Written request:
Repeat the listing that follows, character for character, minus the pictures.

Stored data:
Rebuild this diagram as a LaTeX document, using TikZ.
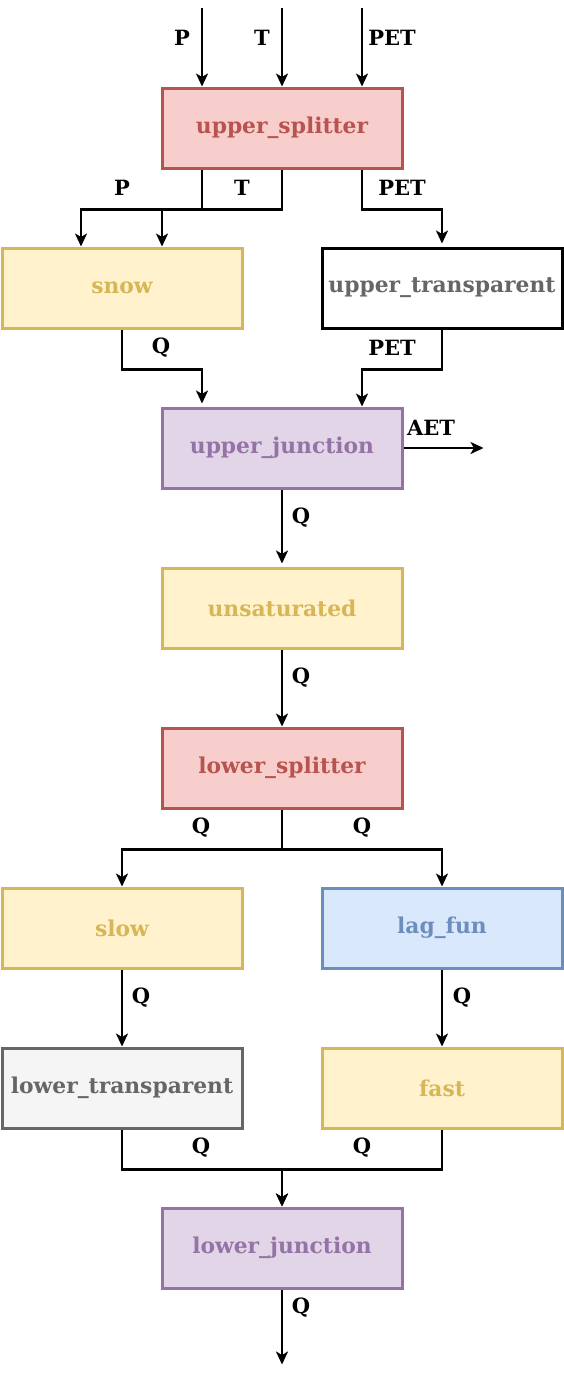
\documentclass[tikz,border=0pt]{standalone}
\usepackage{fontspec}
\setmainfont{DejaVu Serif}
\usetikzlibrary{arrows.meta, positioning, calc}

\definecolor{redfill}{HTML}{F8CECC}
\definecolor{redline}{HTML}{B85450}
\definecolor{yelfill}{HTML}{FFF2CC}
\definecolor{yelline}{HTML}{D6B656}
\definecolor{purfill}{HTML}{E1D5E7}
\definecolor{purline}{HTML}{9673A6}
\definecolor{bluefill}{HTML}{DAE8FC}
\definecolor{blueline}{HTML}{6C8EBF}
\definecolor{grayfill}{HTML}{F5F5F5}
\definecolor{grayline}{HTML}{666666}

\begin{document}
\begin{tikzpicture}[
  x=1pt, y=1pt,
  box/.style={draw, line width=3pt, minimum width=240pt, minimum height=80pt, inner sep=0pt, font=\fontsize{21.8}{24}\selectfont\bfseries},
  splitbox/.style={box, fill=redfill, draw=redline, text=redline},
  storebox/.style={box, fill=yelfill, draw=yelline, text=yelline},
  joinbox/.style={box, fill=purfill, draw=purline, text=purline},
  lagbox/.style={box, fill=bluefill, draw=blueline, text=blueline},
  passbox/.style={box, fill=grayfill, draw=grayline, text=grayline},
  lbl/.style={font=\fontsize{21}{24}\selectfont\bfseries, inner sep=0pt},
  flow/.style={-{Stealth[length=13pt, width=12pt, inset=3.5pt]}, line width=2.3pt}
]
  \useasboundingbox[fill=white] (0,0) rectangle (564,-1374);

  % Upper part
  \node[splitbox] (upper_splitter) at (282,-128) {upper\_splitter};
  \node[storebox, below=77pt of upper_splitter, xshift=-160pt] (snow) {snow};
  \node[box, fill=white, draw=black, text=grayline, below=77pt of upper_splitter, xshift=160pt] (upper_transparent) {upper\_transparent};
  \node[joinbox, below=237pt of upper_splitter] (upper_junction) {upper\_junction};
  \node[storebox, below=77pt of upper_junction] (unsaturated) {unsaturated};

  % Lower part
  \node[splitbox, below=77pt of unsaturated] (lower_splitter) {lower\_splitter};
  \node[storebox, below=77pt of lower_splitter, xshift=-160pt] (slow) {slow};
  \node[lagbox, below=77pt of lower_splitter, xshift=160pt] (lag_fun) {lag\_fun};
  \node[passbox, below=77pt of slow] (lower_transparent) {lower\_transparent};
  \node[storebox, below=77pt of lag_fun] (fast) {fast};
  \node[joinbox, below=397pt of lower_splitter] (lower_junction) {lower\_junction};

  % Free ends
  \coordinate (inP) at (202,-8);
  \coordinate (inT) at (282,-8);
  \coordinate (inPET) at (362,-8);
  \coordinate (outAET) at ($(upper_junction.east)+(80,0)$);
  \coordinate (outQ) at ($(lower_junction.south)+(0,-75)$);

  % Forcing
  \draw[flow] (inP) -- (inP |- upper_splitter.north);
  \draw[flow] (inT) -- (inT |- upper_splitter.north);
  \draw[flow] (inPET) -- (inPET |- upper_splitter.north);
  \node[lbl] (lblinP) at (182,-38) {P};
  \node[lbl] (lblinT) at (262,-38) {T};
  \node[lbl] (lblinPET) at (392,-38) {PET};

  % Splitter outputs
  \draw[flow] ([xshift=-80pt]upper_splitter.south) -- ++(0,-40) -| ([xshift=-41pt]snow.north);
  \draw[flow] (upper_splitter.south) -- ++(0,-40) -| ([xshift=40pt]snow.north);
  \draw[flow] ([xshift=80pt]upper_splitter.south) -- ++(0,-40) -| ([yshift=3pt]upper_transparent.north);
  \node[lbl] (lblP) at (122,-188) {P};
  \node[lbl] (lblT) at (242,-188) {T};
  \node[lbl] (lblPET) at (402,-188) {PET};

  % Into upper junction
  \draw[flow] (snow.south) -- ++(0,-40) -| ([xshift=-80pt, yshift=3pt]upper_junction.north);
  \draw[flow] (upper_transparent.south) -- ++(0,-40) -| ([xshift=80pt]upper_junction.north);
  \draw[flow] (upper_junction.east) -- (outAET);
  \node[lbl] (lblsnowQ) at (161,-348) {Q};
  \node[lbl] (lbltrPET) at (392,-348) {PET};
  \node[lbl] (lblAET) at (431,-428) {AET};

  % Middle column
  \draw[flow] (upper_junction) -- ([yshift=3pt]unsaturated.north);
  \draw[flow] (unsaturated) -- (lower_splitter);
  \node[lbl] (lbljunQ) at (301,-518) {Q};
  \node[lbl] (lblunsQ) at (301,-678) {Q};

  % Lower splitter outputs
  \draw[flow] (lower_splitter.south) -- ++(0,-40) -| (slow.north);
  \draw[flow] (lower_splitter.south) -- ++(0,-40) -| (lag_fun.north);
  \node[lbl] (lblslowQ) at (201,-828) {Q};
  \node[lbl] (lbllagQ) at (362,-828) {Q};

  \draw[flow] (slow) -- (lower_transparent);
  \draw[flow] (lag_fun) -- (fast);
  \node[lbl] (lblltQ) at (141,-998) {Q};
  \node[lbl] (lblfastQ) at (462,-998) {Q};

  % Into lower junction
  \draw[flow] (lower_transparent.south) -- ++(0,-40) -| (lower_junction.north);
  \draw[flow] (fast.south) -- ++(0,-40) -| (lower_junction.north);
  \draw[flow] (lower_junction) -- (outQ);
  \node[lbl] (lbljoinL) at (201,-1148) {Q};
  \node[lbl] (lbljoinR) at (362,-1148) {Q};
  \node[lbl] (lbloutQ) at (301,-1308) {Q};
\end{tikzpicture}
\end{document}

Written response:
Rebuild this diagram as a LaTeX document, using TikZ.
\documentclass[tikz,border=0pt]{standalone}
\usepackage{fontspec}
\setmainfont{DejaVu Serif}
\usetikzlibrary{arrows.meta, positioning, calc}

\definecolor{redfill}{HTML}{F8CECC}
\definecolor{redline}{HTML}{B85450}
\definecolor{yelfill}{HTML}{FFF2CC}
\definecolor{yelline}{HTML}{D6B656}
\definecolor{purfill}{HTML}{E1D5E7}
\definecolor{purline}{HTML}{9673A6}
\definecolor{bluefill}{HTML}{DAE8FC}
\definecolor{blueline}{HTML}{6C8EBF}
\definecolor{grayfill}{HTML}{F5F5F5}
\definecolor{grayline}{HTML}{666666}

\begin{document}
\begin{tikzpicture}[
  x=1pt, y=1pt,
  box/.style={draw, line width=3pt, minimum width=240pt, minimum height=80pt, inner sep=0pt, font=\fontsize{21.8}{24}\selectfont\bfseries},
  splitbox/.style={box, fill=redfill, draw=redline, text=redline},
  storebox/.style={box, fill=yelfill, draw=yelline, text=yelline},
  joinbox/.style={box, fill=purfill, draw=purline, text=purline},
  lagbox/.style={box, fill=bluefill, draw=blueline, text=blueline},
  passbox/.style={box, fill=grayfill, draw=grayline, text=grayline},
  lbl/.style={font=\fontsize{21}{24}\selectfont\bfseries, inner sep=0pt},
  flow/.style={-{Stealth[length=13pt, width=12pt, inset=3.5pt]}, line width=2.3pt}
]
  \useasboundingbox[fill=white] (0,0) rectangle (564,-1374);

  % Upper part
  \node[splitbox] (upper_splitter) at (282,-128) {upper\_splitter};
  \node[storebox, below=77pt of upper_splitter, xshift=-160pt] (snow) {snow};
  \node[box, fill=white, draw=black, text=grayline, below=77pt of upper_splitter, xshift=160pt] (upper_transparent) {upper\_transparent};
  \node[joinbox, below=237pt of upper_splitter] (upper_junction) {upper\_junction};
  \node[storebox, below=77pt of upper_junction] (unsaturated) {unsaturated};

  % Lower part
  \node[splitbox, below=77pt of unsaturated] (lower_splitter) {lower\_splitter};
  \node[storebox, below=77pt of lower_splitter, xshift=-160pt] (slow) {slow};
  \node[lagbox, below=77pt of lower_splitter, xshift=160pt] (lag_fun) {lag\_fun};
  \node[passbox, below=77pt of slow] (lower_transparent) {lower\_transparent};
  \node[storebox, below=77pt of lag_fun] (fast) {fast};
  \node[joinbox, below=397pt of lower_splitter] (lower_junction) {lower\_junction};

  % Free ends
  \coordinate (inP) at (202,-8);
  \coordinate (inT) at (282,-8);
  \coordinate (inPET) at (362,-8);
  \coordinate (outAET) at ($(upper_junction.east)+(80,0)$);
  \coordinate (outQ) at ($(lower_junction.south)+(0,-75)$);

  % Forcing
  \draw[flow] (inP) -- (inP |- upper_splitter.north);
  \draw[flow] (inT) -- (inT |- upper_splitter.north);
  \draw[flow] (inPET) -- (inPET |- upper_splitter.north);
  \node[lbl] (lblinP) at (182,-38) {P};
  \node[lbl] (lblinT) at (262,-38) {T};
  \node[lbl] (lblinPET) at (392,-38) {PET};

  % Splitter outputs
  \draw[flow] ([xshift=-80pt]upper_splitter.south) -- ++(0,-40) -| ([xshift=-41pt]snow.north);
  \draw[flow] (upper_splitter.south) -- ++(0,-40) -| ([xshift=40pt]snow.north);
  \draw[flow] ([xshift=80pt]upper_splitter.south) -- ++(0,-40) -| ([yshift=3pt]upper_transparent.north);
  \node[lbl] (lblP) at (122,-188) {P};
  \node[lbl] (lblT) at (242,-188) {T};
  \node[lbl] (lblPET) at (402,-188) {PET};

  % Into upper junction
  \draw[flow] (snow.south) -- ++(0,-40) -| ([xshift=-80pt, yshift=3pt]upper_junction.north);
  \draw[flow] (upper_transparent.south) -- ++(0,-40) -| ([xshift=80pt]upper_junction.north);
  \draw[flow] (upper_junction.east) -- (outAET);
  \node[lbl] (lblsnowQ) at (161,-348) {Q};
  \node[lbl] (lbltrPET) at (392,-348) {PET};
  \node[lbl] (lblAET) at (431,-428) {AET};

  % Middle column
  \draw[flow] (upper_junction) -- ([yshift=3pt]unsaturated.north);
  \draw[flow] (unsaturated) -- (lower_splitter);
  \node[lbl] (lbljunQ) at (301,-518) {Q};
  \node[lbl] (lblunsQ) at (301,-678) {Q};

  % Lower splitter outputs
  \draw[flow] (lower_splitter.south) -- ++(0,-40) -| (slow.north);
  \draw[flow] (lower_splitter.south) -- ++(0,-40) -| (lag_fun.north);
  \node[lbl] (lblslowQ) at (201,-828) {Q};
  \node[lbl] (lbllagQ) at (362,-828) {Q};

  \draw[flow] (slow) -- (lower_transparent);
  \draw[flow] (lag_fun) -- (fast);
  \node[lbl] (lblltQ) at (141,-998) {Q};
  \node[lbl] (lblfastQ) at (462,-998) {Q};

  % Into lower junction
  \draw[flow] (lower_transparent.south) -- ++(0,-40) -| (lower_junction.north);
  \draw[flow] (fast.south) -- ++(0,-40) -| (lower_junction.north);
  \draw[flow] (lower_junction) -- (outQ);
  \node[lbl] (lbljoinL) at (201,-1148) {Q};
  \node[lbl] (lbljoinR) at (362,-1148) {Q};
  \node[lbl] (lbloutQ) at (301,-1308) {Q};
\end{tikzpicture}
\end{document}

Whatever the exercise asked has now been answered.